Transportation Engineer Input for Better Site Access

A property can look perfect until you try to drive into it. That’s the moment a transportation engineer earns the fee, because access decides whether a development functions or frustrates everyone who visits it. Traffic behaves in patterns, and those patterns don’t bend to fit a site plan someone drew without watching the road first. Owners who bring this expertise in early tend to get the driveway they want. Owners who bring it in late tend to get the driveway the reviewing agency will accept.
Evaluating Traffic Flow Before Site Development Begins
Roads carry habits. Morning commuters queue in one direction, delivery trucks turn at odd hours and school traffic spikes twice a day in short violent bursts. An engineer counts traffic flow and studies how vehicle movements stack up at nearby intersections, because a driveway that works at noon can fail badly at half past four.
Speed matters as much as volume. A high-speed road needs longer sight distance, since drivers approaching at fifty-five need far more room to react than drivers rolling along at thirty. Measuring that distance before a layout gets locked prevents an entrance from landing just past a curve or over a crest where nobody can see it coming.
Designing Safer Entrances Along Busy Roadways
Entrance design comes down to a few honest questions. Can a driver leaving the site see far enough in both directions? Can a truck make the turn without swinging into oncoming traffic? Will cars waiting to turn left block the through lane while they wait?
Answers come from geometry rather than opinion. Widening a throat so exiting vehicles don’t tangle with entering ones, adding a turn lane so left-turners get out of the way, shifting an entrance a hundred feet down the frontage to clear a signal queue. Small moves like these prevent the crashes that show up years later in an accident report. They also keep customers from avoiding a business because getting out of the lot feels dangerous.
Planning Access for Future Area Growth
Traffic counts taken today describe today. A site designed only around them will feel cramped the moment the next subdivision opens down the road. Engineers project forward instead, using approved developments, planned roadway work and population trends to estimate what the corridor will carry in ten or fifteen years.
That longer view changes real decisions. An entrance sized for future volumes may need extra storage length for turning vehicles, or a layout that leaves room to add a second access point later. Owners sometimes resist paying for capacity they don’t need yet. The alternative is rebuilding the entrance under traffic once the road fills up, which costs far more and shuts the driveway down while it happens.

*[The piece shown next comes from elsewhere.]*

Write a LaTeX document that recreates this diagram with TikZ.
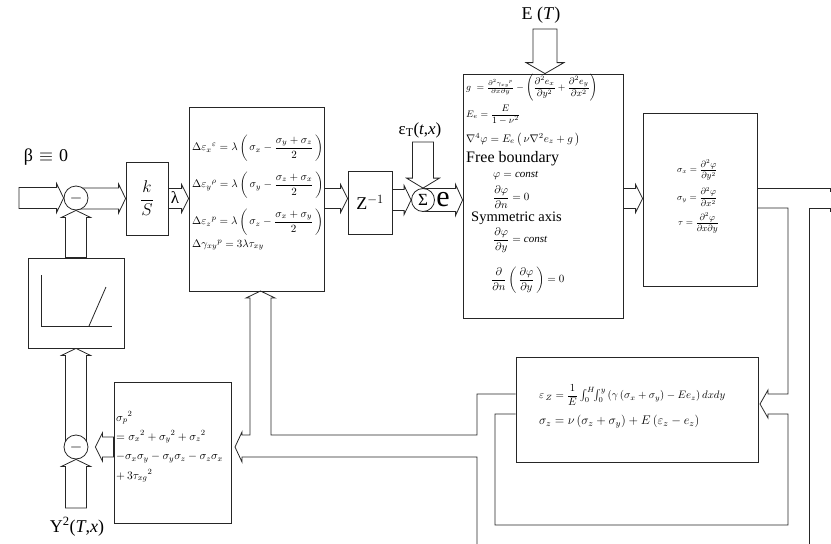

Coordinating Site Access With Nearby Infrastructure
A driveway never exists alone. It sits among signals, medians, sidewalks, bus stops, bike lanes and the neighbor’s entrance forty feet away. Placing a new access point without accounting for those features creates conflicts that show up the first week a business opens.
Coordination usually means spacing driveways far enough apart that turning movements don’t overlap, keeping entrances clear of crosswalks and pedestrian ramps, and lining up with existing openings across the road so cars aren’t crossing paths at odd angles. Utilities complicate things further, since a pole or a buried line can rule out the exact spot the layout wanted. Working through those constraints early usually produces a workable answer. Discovering them during construction usually produces a redesign.
Supporting Development Reviews With Transportation Analysis
Agencies rarely approve access on faith. They want to see trip generation numbers, turning movement counts, sight distance measurements and a clear explanation of how the site handles the traffic it creates. A well-documented study gives reviewers something to agree with rather than something to argue about.
Good analysis also gets ahead of the objections. If a reviewer worries about queuing at a nearby signal, the study should already show what the queue does and how the design responds. Developments that arrive with those answers move through review noticeably faster, and they arrive at approval without the conditions that a nervous agency attaches to a thin submission.
Frequently Asked Questions
When should a transportation engineer become involved in a development project?
Before the site layout gets fixed. Access constraints influence where buildings, parking and internal drives can reasonably go, so late input often forces a rearrangement of things the design team already settled. Bringing the engineer in during early concept work keeps the layout and the access strategy compatible from the start.
How does a transportation engineer improve site access?
By treating the driveway as part of the road rather than part of the parking lot. The work covers sight distance, entrance width, turn lane needs, driveway spacing and how vehicles move once they’re inside the property. Each of those choices affects how safely and smoothly drivers get in and out.
Does every commercial development require transportation engineering?
No. A small building on a quiet street with an existing entrance may need nothing more than a standard driveway permit. Requirements grow with traffic. Sites that generate heavy volumes, sit on busy corridors or request new access along a major road almost always need a formal study before an agency signs off.